Data records:
• • •
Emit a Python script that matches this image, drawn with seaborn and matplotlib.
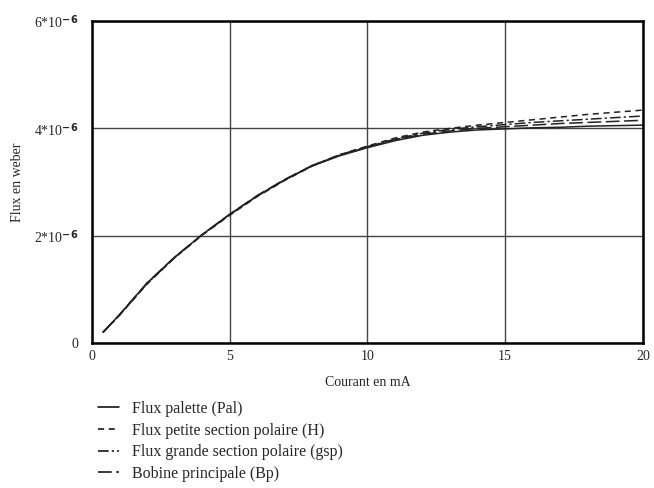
import matplotlib
matplotlib.use('Agg')
import pandas as pd
import seaborn as sns
import matplotlib.pyplot as plt
from matplotlib.ticker import FuncFormatter

# Values (flux in units of 1e-6 Wb)
courant = [0.4, 1, 2, 3, 4, 5, 6, 7, 8, 9, 10, 11, 12, 13, 14, 15, 16, 17, 18, 19, 20]
flux_pal = [0.20, 0.53, 1.12, 1.60, 2.02, 2.40, 2.74, 3.04, 3.30, 3.49, 3.64, 3.77, 3.87, 3.93, 3.97, 3.99, 4.01, 4.02, 4.04, 4.05, 4.06]
flux_h = [0.20, 0.52, 1.10, 1.59, 2.01, 2.38, 2.73, 3.03, 3.30, 3.51, 3.67, 3.82, 3.93, 4.00, 4.06, 4.11, 4.16, 4.21, 4.26, 4.30, 4.34]
flux_gsp = [0.20, 0.52, 1.11, 1.59, 2.02, 2.39, 2.74, 3.04, 3.31, 3.51, 3.66, 3.80, 3.91, 3.98, 4.03, 4.07, 4.11, 4.14, 4.17, 4.20, 4.23]
flux_bp = [0.20, 0.53, 1.12, 1.60, 2.02, 2.40, 2.75, 3.05, 3.31, 3.50, 3.65, 3.79, 3.89, 3.95, 4.00, 4.03, 4.06, 4.09, 4.11, 4.13, 4.15]
noms = ["Flux palette (Pal)", "Flux petite section polaire (H)",
        "Flux grande section polaire (gsp)", "Bobine principale (Bp)"]

rows = []
for nom, serie in zip(noms, [flux_pal, flux_h, flux_gsp, flux_bp]):
    for x, y in zip(courant, serie):
        rows.append({"Courant": x, "Flux": y * 1e-6, "Serie": nom})
df = pd.DataFrame(rows)

sns.set_style("white")
plt.rcParams['font.family'] = ['Liberation Serif', 'DejaVu Serif']
plt.rcParams['mathtext.default'] = 'regular'

fig = plt.figure(figsize=(6.54, 4.88), dpi=100)
ax = fig.add_axes([0.1407, 0.297, 0.8423, 0.660])

styles = {noms[0]: "", noms[1]: (4, 3), noms[2]: (7, 2, 1.5, 2), noms[3]: (9, 3)}
sns.lineplot(data=df, x="Courant", y="Flux", style="Serie", dashes=styles,
             color="#222222", linewidth=1.1, ax=ax, legend=True)

ax.set_xlim(0, 20)
ax.set_ylim(0, 6e-6)
ax.set_xticks([0, 5, 10, 15, 20])
ax.set_yticks([0, 2e-6, 4e-6, 6e-6])
ax.yaxis.set_major_formatter(FuncFormatter(
    lambda v, p: "0" if v == 0 else r"%d*10$^{\mathbf{-6}}$" % round(v * 1e6)))
ax.grid(True, color="#444444", linewidth=1.0)
for s in ax.spines.values():
    s.set_color("black")
    s.set_linewidth(1.8)
ax.tick_params(axis="x", length=0, labelsize=10, pad=5)
ax.tick_params(axis="y", length=0, labelsize=10, pad=10)
ax.set_xlabel("Courant en mA", fontsize=10, labelpad=9)
ax.set_ylabel("Flux en weber", fontsize=10, labelpad=7)

leg = ax.legend(loc="upper left", bbox_to_anchor=(-0.015, -0.135), frameon=False,
                fontsize=11.5, handlelength=1.3, labelspacing=0.35, title=None)
for line in leg.get_lines():
    line.set_color("black")

plt.savefig("out.png", dpi=100)
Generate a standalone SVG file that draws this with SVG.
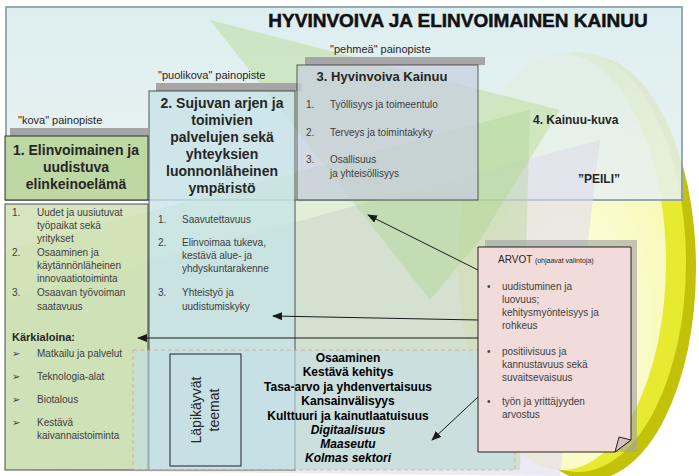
• • •
Task statement: Give again, please, precisely the lines that begin the records and run through the line with "linewidth=1.1, ax=ax, legend=True)" in it, keeping both end lines and dropping any pictures.

Written answer:
Emit a Python script that matches this image, drawn with seaborn and matplotlib.
import matplotlib
matplotlib.use('Agg')
import pandas as pd
import seaborn as sns
import matplotlib.pyplot as plt
from matplotlib.ticker import FuncFormatter

# Values (flux in units of 1e-6 Wb)
courant = [0.4, 1, 2, 3, 4, 5, 6, 7, 8, 9, 10, 11, 12, 13, 14, 15, 16, 17, 18, 19, 20]
flux_pal = [0.20, 0.53, 1.12, 1.60, 2.02, 2.40, 2.74, 3.04, 3.30, 3.49, 3.64, 3.77, 3.87, 3.93, 3.97, 3.99, 4.01, 4.02, 4.04, 4.05, 4.06]
flux_h = [0.20, 0.52, 1.10, 1.59, 2.01, 2.38, 2.73, 3.03, 3.30, 3.51, 3.67, 3.82, 3.93, 4.00, 4.06, 4.11, 4.16, 4.21, 4.26, 4.30, 4.34]
flux_gsp = [0.20, 0.52, 1.11, 1.59, 2.02, 2.39, 2.74, 3.04, 3.31, 3.51, 3.66, 3.80, 3.91, 3.98, 4.03, 4.07, 4.11, 4.14, 4.17, 4.20, 4.23]
flux_bp = [0.20, 0.53, 1.12, 1.60, 2.02, 2.40, 2.75, 3.05, 3.31, 3.50, 3.65, 3.79, 3.89, 3.95, 4.00, 4.03, 4.06, 4.09, 4.11, 4.13, 4.15]
noms = ["Flux palette (Pal)", "Flux petite section polaire (H)",
        "Flux grande section polaire (gsp)", "Bobine principale (Bp)"]

rows = []
for nom, serie in zip(noms, [flux_pal, flux_h, flux_gsp, flux_bp]):
    for x, y in zip(courant, serie):
        rows.append({"Courant": x, "Flux": y * 1e-6, "Serie": nom})
df = pd.DataFrame(rows)

sns.set_style("white")
plt.rcParams['font.family'] = ['Liberation Serif', 'DejaVu Serif']
plt.rcParams['mathtext.default'] = 'regular'

fig = plt.figure(figsize=(6.54, 4.88), dpi=100)
ax = fig.add_axes([0.1407, 0.297, 0.8423, 0.660])

styles = {noms[0]: "", noms[1]: (4, 3), noms[2]: (7, 2, 1.5, 2), noms[3]: (9, 3)}
sns.lineplot(data=df, x="Courant", y="Flux", style="Serie", dashes=styles,
             color="#222222", linewidth=1.1, ax=ax, legend=True)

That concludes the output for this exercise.